My Ghost Rider figure is the variant, so he has orange flames instead of blue. I thought the blue flames looked pretty cool in the photos, but I’ve never read a comic where Ghost Rider had blue flames, so I’m just as happy (if not more) to get the variant. The color-rich translucent flames totally bring Ghost Rider to life, as they’re such a stark contrast to the grayscale tones that make up the rest of Ghost Rider’s colors.
On the surface, Ghost Rider’s level of articulation is excellent with 27 points including: ball-jointed head, upper torso ab-crunch, ball-jointed shoulders, swivel biceps, double-jointed elbows, double-jointed wrists, swivel waist, ball-jointed hips, swivel thighs, double-jointed knees, and double-jointed ankles. On paper, this should be a pretty badass figure…
Ghost Rider has a couple of bonus items that come with him related to Series 1′s Build-A-Figure, Terrax. Ghost Rider includes both arms of the Terrax Build-A-Figure. I talked about Terrax in-depth already over in my Terrax review. In addition, Ghost Rider comes with a unique fold-out piece of paper with a “Tale of Terrax” featuring the Annihilus on one side (instructing collectors on what comic they can read to continue the story), and a checklist/diagram for how to build Terrax on the reverse side. It’s no replacement for the full comic books that Hasbro Marvel Legends included, but it adds an air of important to the BAF and it’s still worlds better than the awful “collectible comic shots” Marvel Universe figures are including in 2012.

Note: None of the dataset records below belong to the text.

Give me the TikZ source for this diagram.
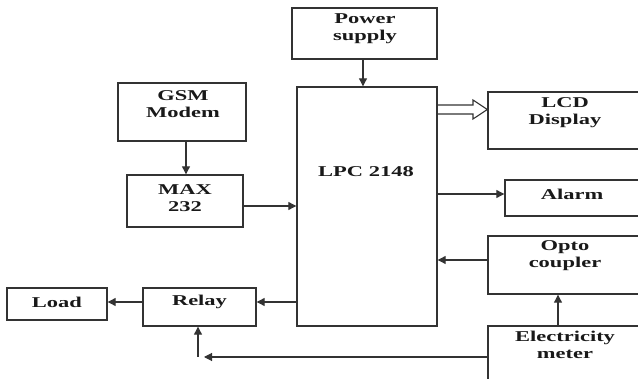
\documentclass[tikz,border=0pt]{standalone}
\usepackage{fontspec}
\setmainfont{Liberation Serif}[FakeStretch=1.5]
\usetikzlibrary{arrows.meta,calc}
\begin{document}
\begin{tikzpicture}[x=1pt,y=-1pt,
  box/.style={draw=black!80,line width=1.4pt,inner sep=0pt,rectangle},
  txt/.style={font=\bfseries\fontsize{15}{17}\selectfont,align=center,inner sep=0pt,text=black!90},
  arr/.style={draw=black!80,line width=1.1pt,-{Triangle[length=8pt,width=8pt]}},
  ln/.style={draw=black!80,line width=1.1pt}]
\useasboundingbox (0,0) rectangle (638,379);
\clip (0,0) rectangle (638,379);
% boxes
\node[box,minimum width=145pt,minimum height=51pt] (power) at (364.5,33.5) {};
\node[box,minimum width=140pt,minimum height=239pt] (lpc) at (367,206.5) {};
\node[box,minimum width=128pt,minimum height=58pt] (gsm) at (182,112) {};
\node[box,minimum width=116pt,minimum height=52pt] (max) at (185,201) {};
\node[box,minimum width=154pt,minimum height=57pt] (lcd) at (565,120.5) {};
\node[box,minimum width=135pt,minimum height=36pt] (alarm) at (572.5,198) {};
\node[box,minimum width=154pt,minimum height=58pt] (opto) at (565,265) {};
\node[box,minimum width=154pt,minimum height=74pt] (meter) at (565,363) {};
\node[box,minimum width=113pt,minimum height=38pt] (relay) at (199.5,307) {};
\node[box,minimum width=100pt,minimum height=32pt] (load) at (57,304) {};
% texts
\node[txt] (tpower) at (365,29) {Power\\supply};
\node[txt] (tlpc) at (366,172) {LPC 2148};
\node[txt] (tgsm) at (183,104) {GSM\\Modem};
\node[txt] (tmax) at (185,198) {MAX\\232};
\node[txt] (tlcd) at (565,113) {LCD\\Display};
\node[txt] (talarm) at (572,194) {Alarm};
\node[txt] (topto) at (565,256) {Opto\\coupler};
\node[txt] (tmeter) at (565,345) {Electricity\\meter};
\node[txt] (trelay) at (199.5,302) {Relay};
\node[txt] (tload) at (57,302) {Load};
% connectors
\draw[arr] (power.south -| 363,0) -- (lpc.north -| 363,0);
\draw[arr] (gsm.south -| 186,0) -- (max.north -| 186,0);
\draw[arr] (max.east |- 0,206) -- (lpc.west |- 0,206);
\draw[arr] (lpc.east |- 0,194) -- (alarm.west |- 0,194);
\draw[arr] (opto.west |- 0,260) -- (lpc.east |- 0,260);
\draw[arr] (meter.north -| 558,0) -- (opto.south -| 558,0);
\draw[arr] (lpc.west |- 0,302) -- (relay.east |- 0,302);
\draw[arr] (relay.west |- 0,302) -- (load.east |- 0,302);
\coordinate (corner) at (198,357);
\draw[arr] (meter.west |- corner) -- ([xshift=6pt]corner);
\draw[arr] (corner) -- (relay.south -| corner);
% hollow double arrow to LCD
\coordinate (h1) at (473,100);
\coordinate (h2) at (473,119);
\draw[ln,line join=miter] (lpc.east |- 0,105) -- (h1 |- 0,105) -- (h1) -- (lcd.west |- 0,109.5) -- (h2) -- (h2 |- 0,114) -- (lpc.east |- 0,114);
\end{tikzpicture}
\end{document}
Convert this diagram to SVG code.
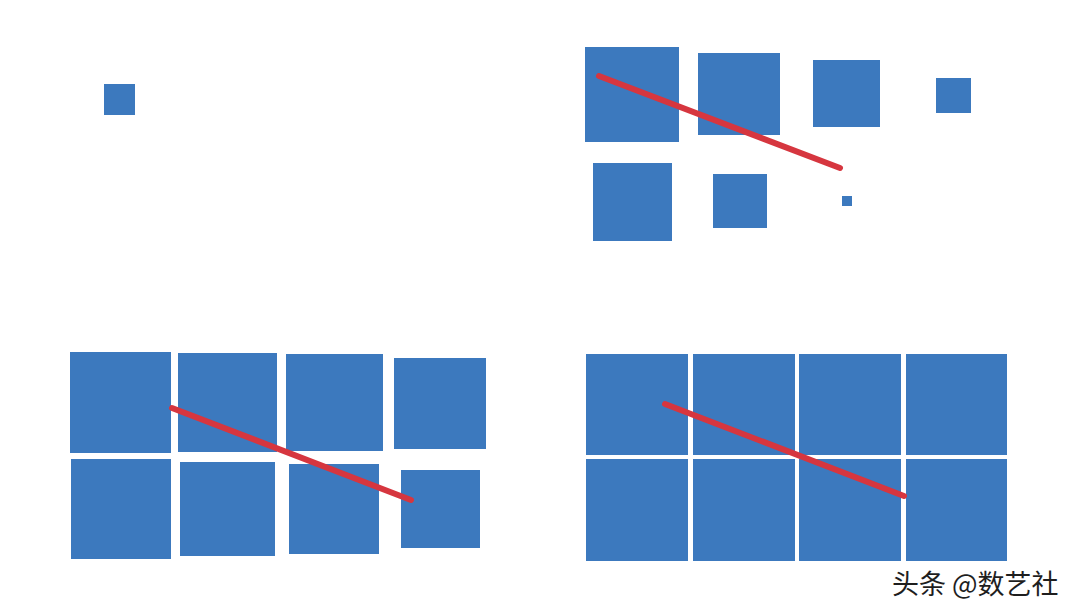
<svg xmlns="http://www.w3.org/2000/svg" width="1080" height="615" viewBox="0 0 1080 615">
<style>
.b{fill:#3c79be}
.r{stroke:#d6363f;stroke-width:6;stroke-linecap:round;fill:none}
.t{font-family:"Noto Sans CJK SC","Liberation Sans",sans-serif;font-size:27px;fill:#1e1e1e}
</style>
<rect width="1080" height="615" fill="#ffffff"/>
<g id="panel1">
<rect id="p1-s1" class="b" x="104" y="84" width="31" height="31"/>
</g>
<g id="panel2">
<rect id="p2-s1" class="b" x="585" y="47" width="94" height="95"/>
<rect id="p2-s2" class="b" x="698" y="53" width="82" height="82"/>
<rect id="p2-s3" class="b" x="813" y="60" width="67" height="67"/>
<rect id="p2-s4" class="b" x="936" y="78" width="35" height="35"/>
<rect id="p2-s5" class="b" x="593" y="163" width="79" height="78"/>
<rect id="p2-s6" class="b" x="713" y="174" width="54" height="54"/>
<rect id="p2-s7" class="b" x="842" y="196" width="10" height="10"/>
</g>
<g id="panel3">
<rect id="p3-s1" class="b" x="70" y="352" width="101" height="101"/>
<rect id="p3-s2" class="b" x="178" y="353" width="99" height="99"/>
<rect id="p3-s3" class="b" x="286" y="354" width="97" height="97"/>
<rect id="p3-s4" class="b" x="394" y="358" width="92" height="91"/>
<rect id="p3-s5" class="b" x="71" y="459" width="100" height="100"/>
<rect id="p3-s6" class="b" x="180" y="462" width="95" height="94"/>
<rect id="p3-s7" class="b" x="289" y="464" width="90" height="90"/>
<rect id="p3-s8" class="b" x="401" y="470" width="79" height="78"/>
</g>
<g id="panel4">
<rect id="p4-s1" class="b" x="586" y="354" width="102" height="101"/>
<rect id="p4-s2" class="b" x="693" y="354" width="102" height="101"/>
<rect id="p4-s3" class="b" x="799" y="354" width="102" height="101"/>
<rect id="p4-s4" class="b" x="906" y="354" width="101" height="101"/>
<rect id="p4-s5" class="b" x="586" y="459" width="102" height="102"/>
<rect id="p4-s6" class="b" x="693" y="459" width="102" height="102"/>
<rect id="p4-s7" class="b" x="799" y="459" width="102" height="102"/>
<rect id="p4-s8" class="b" x="906" y="459" width="101" height="102"/>
</g>
<g id="connectors">
<line class="r" x1="599" y1="76" x2="840" y2="168"/>
<line class="r" x1="172" y1="408" x2="411" y2="500"/>
<line class="r" x1="665" y1="404" x2="904" y2="496"/>
</g>
<text class="t" x="892" y="594">头条 @数艺社</text>
</svg>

Finally, the generic packaging blurb. I’ll be brief: I love the 2012 Marvel Legends packaging. It’s bright, vibrant, and character-specific. The huge artwork on the front and back of the card depicting the character you’re buying is engaging and a real treat to look at, and it’s a shame you have to utterly destroy the packaging to get at the figure inside. The only thing I’d like to see improved is slightly more text about the characters on the cardbacks, but in general this is some of the prettiest packaging on the market today and it absolutely blows the Marvel Universe 4″ line’s packaging away.

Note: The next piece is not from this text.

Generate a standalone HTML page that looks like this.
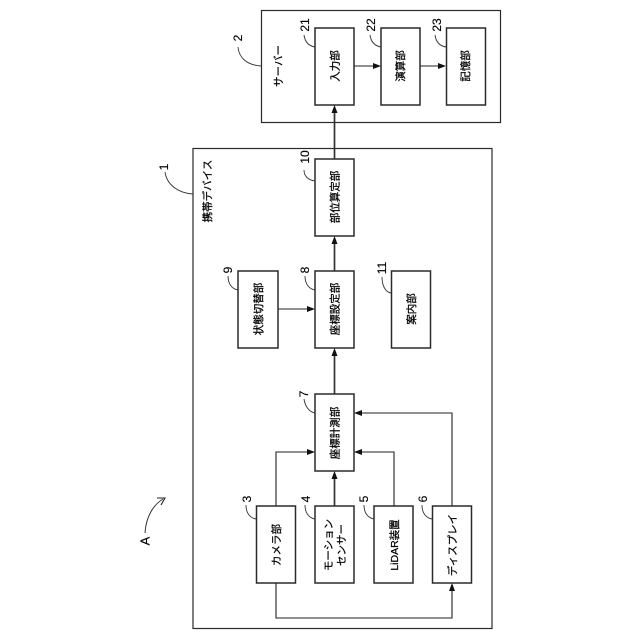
<!DOCTYPE html>
<html><head><meta charset="utf-8">
<style>
html,body{margin:0;padding:0;background:#fff}
svg{display:block}
text{font-family:"Liberation Sans","Noto Sans CJK JP",sans-serif;fill:#000;text-anchor:middle;dominant-baseline:central}
.t{font-size:10.5px}
.t text{stroke:#000;stroke-width:.25}
.n{font-size:12px}
.n text{stroke:#000;stroke-width:.15}
rect{fill:#fff;stroke:#2a2a2a;stroke-width:1.5}
rect.o{stroke-width:1.2}
.l{fill:none;stroke:#222;stroke-width:1.1}
.h{fill:none;stroke:#333;stroke-width:1.7}
.c{fill:none;stroke:#333;stroke-width:.9}
.a{fill:#111;stroke:none}
</style></head><body>
<svg width="640" height="640" viewBox="0 0 640 640" xmlns="http://www.w3.org/2000/svg">
<rect class="o" x="261.500" y="10.500" width="239" height="112"/>
<rect class="o" x="193" y="148.500" width="299" height="480"/>
<rect x="315" y="28" width="39" height="77"/>
<rect x="381" y="28" width="39" height="77"/>
<rect x="446.500" y="28" width="39" height="77"/>
<rect x="315" y="159" width="39" height="77"/>
<rect x="315" y="271" width="39" height="77"/>
<rect x="238" y="271" width="40" height="77"/>
<rect x="391.500" y="271" width="39" height="77"/>
<rect x="315" y="394" width="39" height="77"/>
<rect x="256.500" y="506" width="39" height="77"/>
<rect x="315" y="506" width="39" height="77"/>
<rect x="374" y="506" width="39" height="77"/>
<rect x="432.500" y="506" width="39" height="77"/>

<path class="l" d="M354 66H375M420 66H441M278 309H310M276 506V452H310M394 506V452H359M452 506V413H359M276 583V618H452V588"/>
<path class="h" d="M334.500 159V110M334.500 271V241M334.500 394V353M334.500 506V476"/>
<path class="a" d="M381 66l-8-3v6zM446 66l-8-3v6zM315 309l-8-3v6zM315 452l-8-3v6zM354 452l8-3v6zM354 413l8-3v6zM334.500 105l-3 8h6zM334.500 236l-3 8h6zM334.500 348l-3 8h6zM334.500 471l-3 8h6zM452 583l-3 8h6z"/>

<path class="c" d="M261 66C247 65 239 58 238 47M193 194C178 193 167 185 165 172M315 47C309 46 305 42 304 35M381 47C375 46 371 42 370 35M446 47C440 46 436 42 435 35M315 181C308 180 304 176 304 170M315 290C309 289 305 284 305 276M238 290C232 289 228 284 228 276M391 293C385 292 382 285 382 277M315 413C309 412 305 406 304 399M256 519C250 518 246 513 246 505M315 519C309 518 305 513 305 505M374 519C368 518 364 513 364 505M432 519C426 518 422 513 422 505"/>
<path class="c" style="stroke-width:1" d="M145 533C146 517 153 505 163 499"/>
<path class="l" d="M157 498L165 498L161 505"/>

<g class="t">
<text transform="translate(279,66) rotate(-90)">サーバー</text>
<text transform="translate(335.500,66) rotate(-90)">入力部</text>
<text transform="translate(401,66) rotate(-90)">演算部</text>
<text transform="translate(466,66) rotate(-90)">記憶部</text>
<text transform="translate(208,191) rotate(-90)">携帯デバイス</text>
<text transform="translate(335.500,197) rotate(-90)">部位算定部</text>
<text transform="translate(335.500,309) rotate(-90)">座標設定部</text>
<text transform="translate(259,309) rotate(-90)">状態切替部</text>
<text transform="translate(412,309) rotate(-90)">案内部</text>
<text transform="translate(335.500,433) rotate(-90)">座標計測部</text>
<text transform="translate(277,545) rotate(-90)">カメラ部</text>
<text transform="translate(329,545) rotate(-90)">モーション</text>
<text transform="translate(342,545) rotate(-90)">センサー</text>
<text transform="translate(395,545) rotate(-90)">LiDAR装置</text>
<text transform="translate(453,545) rotate(-90)">ディスプレイ</text>
</g>
<g class="n">
<text transform="translate(238,38) rotate(-90)">2</text>
<text transform="translate(164,167) rotate(-90)">1</text>
<text transform="translate(305,25) rotate(-90)">21</text>
<text transform="translate(371,25) rotate(-90)">22</text>
<text transform="translate(437,25) rotate(-90)">23</text>
<text transform="translate(305,157) rotate(-90)">10</text>
<text transform="translate(305,270) rotate(-90)">8</text>
<text transform="translate(228,270) rotate(-90)">9</text>
<text transform="translate(382,268) rotate(-90)">11</text>
<text transform="translate(304,394) rotate(-90)">7</text>
<text transform="translate(247,499) rotate(-90)">3</text>
<text transform="translate(306,499) rotate(-90)">4</text>
<text transform="translate(364,499) rotate(-90)">5</text>
<text transform="translate(423,499) rotate(-90)">6</text>
<text style="font-size:13px" transform="translate(145,541) rotate(-90)">A</text>
</g>
</svg>
</body></html>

Unfortunately, despite all of Ghost Rider’s built-in articulation, a huge portion of it is meaningless. Ghost Rider’s costume pieces have been added on top of the actual mold, and these pieces have a greatly harmful effect upon Ghost Rider’s flexibility. Ghost Rider may have ball-jointed shoulders, but when you can only partially raise his arms or put them down because of his plastic coat, the articulation might as well not even be there. Ghost Rider’s whole upper-body is significantly restricted by his coat, but his lower body is partially hindered as well. The result is that he has a very limited ability to be put into any kind of pose that isn’t just standing there, doing nothing. He doesn’t even have a close fist to punch people out with! Terrax showed how to successfully add costume pieces on top of a figure without ruining its poseability—Ghost Rider shows exactly how not to do the same.

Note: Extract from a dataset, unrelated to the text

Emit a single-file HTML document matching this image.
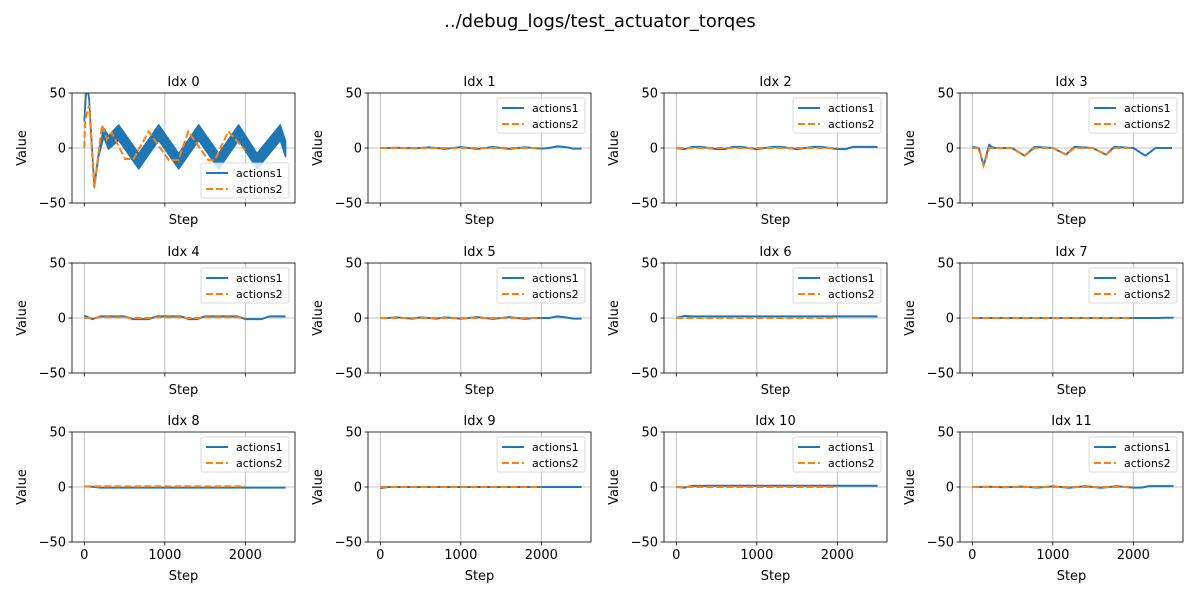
<!DOCTYPE html>
<html><head><meta charset="utf-8"><style>
body{margin:0;background:#fff;}
svg text{font-family:"DejaVu Sans","Liberation Sans",sans-serif;fill:#000;}
</style></head><body>
<svg id="fig" width="1200" height="600" viewBox="0 0 1200 600" xmlns="http://www.w3.org/2000/svg">
<rect width="1200" height="600" fill="#fff"/>
<text x="600" y="27" font-size="18" text-anchor="middle">../debug_logs/test_actuator_torqes</text>
</svg>
<script>
const xTicks=[0,1000,2000];
const yTicks=[-50,0,50];
const xTickLabels=["0","1000","2000"];
const yTickLabels=["−50","0","50"];
const stepsA=[0,100,200,300,400,500,600,700,800,900,1000,1100,1200,1300,1400,1500,1600,1700,1800,1900,2000,2100,2200,2300,2400,2500];
const stepsB=[0,100,200,300,400,500,600,700,800,900,1000,1100,1200,1300,1400,1500,1600,1700,1800,1900,2000];
const idx0Steps1=[0,30,60,124,180,241,300,427,675,924,1172,1421,1669,1917,2145,2435,2500];
const idx0Vals1=[25,58,45,-35,-5,14,5,14,-12,14,-12,14,-12,14,-12,14,-1];
const idx0Half=[1,1,1,1,2,4,6,7,7,7,7,7,7,7,7,7,7];
const idx0Steps2=[0,10,60,124,220,280,340,508,610,800,1050,1170,1290,1540,1620,1790,2000];
const idx0Vals2=[0,25,39,-36,21,8,14,-10,-10,15,-11,-11,15,-11,-11,15,-2];
const idx3Steps1=[0,80,140,210,240,280,490,650,775,1000,1165,1268,1495,1660,1765,2000,2150,2275,2480];
const idx3Vals1=[1,0,-16,3,1,0,0,-7,1,0,-6,1,0,-6,1,0,-7,0,0];
const idx3Steps2=[0,80,140,210,490,650,775,1000,1165,1268,1495,1660,1765,2000];
const idx3Vals2=[0,0,-16,0,0,-7,0,0,-6,0,0,-6,0,0];
const vals1={
1:[0,0,0.3,0,-0.3,0,0.5,0,-0.8,0,0.8,0,-0.8,0,0.9,0,-0.8,0,0.5,0,-0.5,0,1.5,0.8,-0.5,-0.5],
2:[0,-1,1,1,0,-1,-1,1,1,0,-1,0,1,1,0,-1,0,1,1,0,-1,-1,1,1,1,1],
4:[2,-1,1.5,1.5,1.5,1.5,-1,-1,-1,1.5,1.5,1.5,1.5,-1,-1,1.5,1.5,1.5,1.5,1.5,-1,-1,-1,1.5,1.5,1.5],
5:[0,0,0.5,0,-0.5,0.5,0,-0.5,0.5,0,-0.5,0,0.8,0,-0.8,0,0.8,0,-0.8,0,0,0,1.5,0.5,-0.5,-0.5],
6:[0,1.8,1.5,1.5,1.5,1.5,1.5,1.5,1.5,1.5,1.5,1.5,1.5,1.5,1.5,1.5,1.5,1.5,1.5,1.5,1.5,1.5,1.5,1.5,1.5,1.5],
7:[0,0,0,0,0,0,0,0,0,0,0,0,0,0,0,0,0,0,0,0,0,0,0,0,0.3,0.3],
8:[0.5,0.3,-0.5,-0.5,-0.5,-0.5,-0.5,-0.5,-0.5,-0.5,-0.5,-0.5,-0.5,-0.5,-0.5,-0.5,-0.5,-0.5,-0.5,-0.5,-0.5,-0.5,-0.5,-0.5,-0.5,-0.5],
9:[-1,0,0,0,0,0,0,0,0,0,0,0,0,0,0,0,0,0,0,0,0,0,0,0,0,0],
10:[0,-0.5,1,1,1.2,1.2,1.2,1.2,1.2,1.2,1.2,1.2,1.2,1.2,1.2,1.2,1.2,1.2,1.2,1.2,1.2,1.2,1.2,1.2,1.2,1.2],
11:[0,0,0.3,0,-0.3,0,0.4,0,-0.5,0,0.5,0,-0.6,0,0.6,0,-0.6,0,0.6,0,-0.5,-0.5,0.8,0.8,0.8,0.8]
};
const vals2={
1:[0,0,0,0,0,0,0,0,0,0,0,0,0,0,0,0,0,0,0,0,0],
2:[0,0,0,0,0,0,0,0,0,0,0,0,0,0,0,0,0,0,0,0,0],
4:[0,0,0.5,0.5,0.5,0.5,0,0,0,0.5,0.5,0.5,0.5,0,0,0.5,0.5,0.5,0.5,0.5,0],
5:[0,0,0,0,0,0,0,0,0,0,0,0,0,0,0,0,0,0,0,0,0],
6:[0,0,0,0,0,0,0,0,0,0,0,0,0,0,0,0,0,0,0,0,0],
7:[0,0,0,0,0,0,0,0,0,0,0,0,0,0,0,0,0,0,0,0,0],
8:[0.5,0.5,0.5,0.5,0.5,0.5,0.5,0.5,0.5,0.5,0.5,0.5,0.5,0.5,0.5,0.5,0.5,0.5,0.5,0.5,0.5],
9:[0,0,0,0,0,0,0,0,0,0,0,0,0,0,0,0,0,0,0,0,0],
10:[0,0,0,0,0,0,0,0,0,0,0,0,0,0,0,0,0,0,0,0,0],
11:[0,0,0,0,0,0,0,0,0,0,0,0,0,0,0,0,0,0,0,0,0]
};
const NS="http://www.w3.org/2000/svg";
const svg=document.getElementById('fig');
function mk(tag,at,parent){const e=document.createElementNS(NS,tag);for(const k in at)e.setAttribute(k,at[k]);(parent||svg).appendChild(e);return e;}
const lefts=[72,368,664,960],tops=[93,263,432],W=223,H=110;
const XMIN=-153,XMAX=2617,YMIN=-50,YMAX=50;
for(let i=0;i<12;i++){
  const r=Math.floor(i/4),c=i%4,L=lefts[c],T=tops[r];
  const sx=v=>L+(v-XMIN)/(XMAX-XMIN)*W, sy=v=>T+H-(v-YMIN)/(YMAX-YMIN)*H;
  const g=mk('g',{});
  
  
  const cp=mk('clipPath',{id:'cp'+i},g);mk('rect',{x:L,y:T,width:W,height:H},cp);
  xTicks.forEach((t,k)=>{
    const gl=mk('line',{x1:sx(t),x2:sx(t),y1:T,y2:T+H,stroke:'#b0b0b0','stroke-width':0.8},g);
    
    
    mk('line',{x1:sx(t),x2:sx(t),y1:T+H,y2:T+H+3.5,stroke:'#000','stroke-width':0.8},g);
    if(r===2){const tx=mk('text',{x:sx(t),y:T+H+17,'font-size':13,'text-anchor':'middle'},g);tx.textContent=xTickLabels[k];
      
      }
  });
  yTicks.forEach((t,k)=>{
    if(t===0){mk('line',{x1:L,x2:L+W,y1:sy(t),y2:sy(t),stroke:'#b0b0b0','stroke-width':0.8},g);}
    mk('line',{x1:L-3.5,x2:L,y1:sy(t),y2:sy(t),stroke:'#000','stroke-width':0.8},g);
    const tx=mk('text',{x:L-6,y:sy(t)+4.5,'font-size':13,'text-anchor':'end'},g);tx.textContent=yTickLabels[k];
    
    
  });
  let s1,v1,s2,v2;
  if(i===0){s1=idx0Steps1;v1=idx0Vals1;s2=idx0Steps2;v2=idx0Vals2;}
  else if(i===3){s1=idx3Steps1;v1=idx3Vals1;s2=idx3Steps2;v2=idx3Vals2;}
  else{s1=stepsA;v1=vals1[i];s2=stepsB;v2=vals2[i];}
  const pts=(s,v)=>s.map((x,k)=>sx(x).toFixed(1)+','+sy(v[k]).toFixed(1)).join(' ');
  if(i===0){
    const up=s1.map((x,k)=>sx(x).toFixed(1)+','+sy(v1[k]+idx0Half[k]).toFixed(1));
    const lo=s1.map((x,k)=>sx(x).toFixed(1)+','+sy(v1[k]-idx0Half[k]).toFixed(1)).reverse();
    const band=mk('polygon',{points:up.concat(lo).join(' '),fill:'#1f77b4',stroke:'#1f77b4','stroke-width':1.5,'stroke-linejoin':'round','clip-path':'url(#cp0)'},g);
    
    
  }
  const l1=mk('polyline',{points:pts(s1,v1),fill:'none',stroke:'#1f77b4','stroke-width':i===0?1.5:2,'stroke-linejoin':'round','clip-path':'url(#cp'+i+')'},g);
  
  
  const l2=mk('polyline',{points:pts(s2,v2),fill:'none',stroke:'#ff7f0e','stroke-width':2,'stroke-dasharray':'7,3','clip-path':'url(#cp'+i+')'},g);
  
  
  mk('rect',{x:L,y:T,width:W,height:H,fill:'none',stroke:'#000','stroke-width':0.8},g);
  const tt=mk('text',{x:L+W/2,y:T-7,'font-size':13,'text-anchor':'middle'},g);tt.textContent='Idx '+i;
  
  
  const xl=mk('text',{x:L+W/2,y:r===2?T+H+38:T+H+21,'font-size':13,'text-anchor':'middle'},g);xl.textContent='Step';
  
  
  const yl=mk('text',{x:0,y:0,'font-size':13,'text-anchor':'middle',transform:`translate(${L-46},${T+H/2}) rotate(-90)`},g);yl.textContent='Value';
  
  
  const lx=L+W-94, ly=i===0?T+H-40:T+5;
  const lg=mk('g',{},g);
  
  
  mk('rect',{x:lx,y:ly,width:88,height:35,rx:2,fill:'#fff','fill-opacity':0.8,stroke:'#d0d0d0','stroke-width':0.8},lg);
  mk('line',{x1:lx+5,x2:lx+27,y1:ly+10,y2:ly+10,stroke:'#1f77b4','stroke-width':2},lg);
  mk('line',{x1:lx+5,x2:lx+27,y1:ly+26,y2:ly+26,stroke:'#ff7f0e','stroke-width':2,'stroke-dasharray':'7,3'},lg);
  const t1=mk('text',{x:lx+35,y:ly+14,'font-size':11},lg);t1.textContent='actions1';
  
  
  const t2=mk('text',{x:lx+35,y:ly+30,'font-size':11},lg);t2.textContent='actions2';
  
  
}
</script>
</body></html>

As far as weapons and accessories for Ghost Rider go… there are none. The days when we’d get a motorcycle (of sorts) with a Ghost Rider figure are long gone. But I don’t think that there was nothing Hasbro could have given this guy. How about a chain—or better off a flaming chain? Some kind of sword, fireball… whatever. Anything. With his limited ability to be posed, this figure could have been saved if he at least had the ability to stand around holding something instead of just standing around. As it is, Ghost Rider can just stand there and stare menacingly at sinners.
Ghost Rider is part of Hasbro’s 2012 Marvel Legends Series 1. He’s packed at one-per-case, and seems to be fairly popular so far. As of writing, these figures have only been sighted at retail at Toys R Us, where they retail for $17.99 + tax.
Ebay is always a great option for looking for deals on new-release action figures, as ebay tends to have listings for figures literally the day they turn up in any store. Click here to check out the current ebay listings for Marvel Legends Ghost Rider!
Amazon has Ghost Rider in-stock right now from various sellers, but prices and availability change rapidly on Amazon so you’ll need to click through for the current specifics.
BigBadToyStore stocks virtually every Marvel product Hasbro releases each year, and have cases of 8 containing all of Marvel Legends Series 1 for $124.99 as well as Ghost Rider available for $19.99 individually.
Overall: Ghost Rider was the figure that I thought looked like he had the most impressive sculpt and detailing from the prototype pictures, and I still agree with that. The head sculpt, the biker jacket, the translucent flames… he’s just a gorgeous sculpture. The problem is that that’s all he is. For an action figure, he’s just no fun. With no chain or weapon whatsoever, no motorcycle likely to come ever, and highly-limited flexibility due to the restrictions of the sculpted clothing, Ghost Rider makes for one dull as Hell figure to pose or play with. I don’t really regret buying him because I like having him on my shelf and he looks positively wicked, but at the same time I already know he’s the figure I’m going to pick up and pose and move around the least of the entire set, because there’s just nothing to do with him. Ghost Rider is an excellent statue, but well-below the other Marvel Legends so far as the fun factor is concerned.